I personally use Ally Bank – it has one of the highest interest rates and I love their customer service. Usually, in less than 5 minutes, I am talking to a real person on the other side of the phone.
This is not a monopoly, so you can use any online bank of your choice. Make sure they offer a competitive high interest rate for your hard earned cash.
The interest income you earn is calculated on a daily basis.
So, the higher your daily balance in your Operating Savings Account and the longer your cash stays in that account, the better for you.
Leave your checking account for bills that cannot be added to credit cards like mortgage payments and for unusual cash expenses. Some venues out there still think we live in the 1950s and don’t accept credit cards as a form of payment.
You can fund your checking account monthly with a quick and easy online transfer from your Operating Savings Account.
Because rules are dumb, you are only given 6 transactions to move the money out of your Operating Savings Account. Don’t worry, you have plenty of moves to work within this framework.
1 move to pay your credit card due on the 1st.
1 move to pay your credit card due on the 15th.
1 move to fund your checking account.
and 3 extra moves to do whatever you want with.
Step 5. Automate Everything!!!
I choose liberation over complication. You have better things to do with your time. This is what I do for a living and I don’t like to pay bills. It annoys me. So, I understand you. You and I have valuable brainpower to use during the month and I hate to waste it worrying when bills are due. This is my least favorite question to hear:
“Did I pay this bill last month?”
You are liberating yourself to do things that you love and not having the risk to get a late fee added on top of all of your bills. Here is what you need to do:
First, talk to your employer and tell them you want to change your paycheck direct deposit account number. Give them the routing and the account number of your brand new “Operating Savings Account” created on Step 4.
Secondly, automate your credit card payments (1st and 15th of every month) that you created on step 1. Go into your credit card provider’s website and select auto-draft. Go through the steps they give you to add your brand new “Operating Savings Account” to pay your credit card bill.
Now, auto-draft everything you can from step 3. Go into your fixed monthly bills vendor’s website and choose auto payment as the option for payment. Add your credit card number and click okay.
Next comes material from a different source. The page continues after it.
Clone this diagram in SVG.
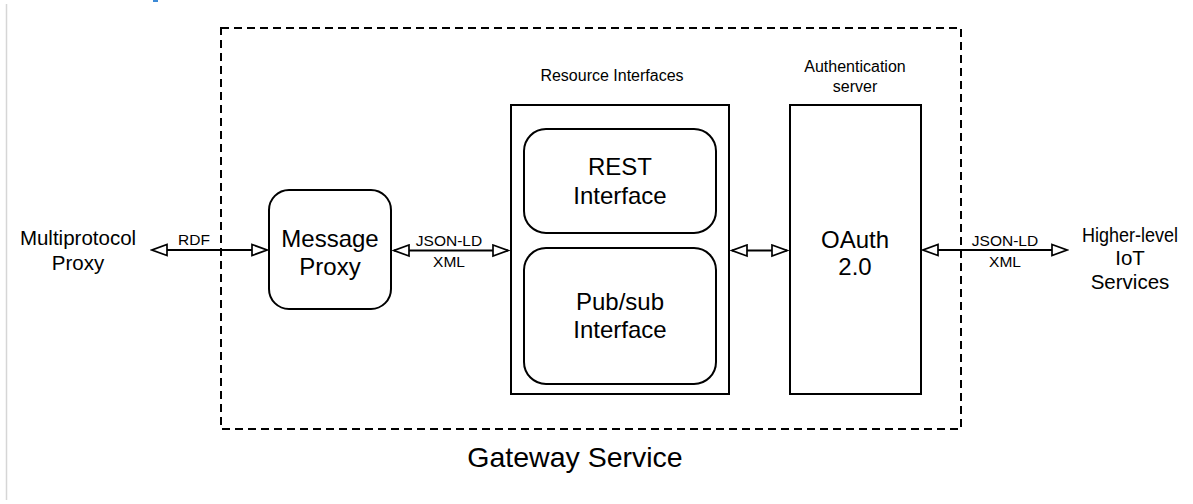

Most, if not all, vendors give auto payment as an option – it’s smart business. For them, to know you are going to pay on time and every time, it’s the cash conversion cycle at its finest.
CONGRATULATIONS!!! THERE YOU HAVE IT!!!.
YOU JUST PROMOTED YOUR PERSONAL FINANCES
TO BUSINESS FINANCES!!!
For you and I and all of the businesses out there, CASH IS AN ASSET. It’s something you own that generates more money, more revenue. So, WE ARE ALL ASSET MANAGERS!!! If you own a company and one of your managers is doing a poor job managing your assets, wouldn’t you fire his butt right away?
If you followed these steps, you just implemented a framework where:
- You reap the benefits of cash back rewards in two credit cards,
- You truly understand where your money is going by splitting your monthly expenses into 2 categories,
- You are consciously spending between 2 credit cards depending on what day is today,
- You are speeding up the inflow of cash into your Operating Savings Account,
- You liberated yourself from the hassle of paying bills,
- You freed up more time for you to spend with your family, friends, and
- You have educated yourself on how money really works.
Don’t be afraid if you have the “Get-out-of-debt-pay-with-cash” mentality. You are paying everything you owe with cash. The only difference is WHEN! When the cash is going out of your bank account. You are paying all of your credit cards bills on time and all of that you owe every month if you follow the guidelines mentioned above.
This framework is implemented in all Fortune 500 companies. Do I have to remind you that they are the MOST successful companies on the PLANET?
Give your personal finances a business upgrade!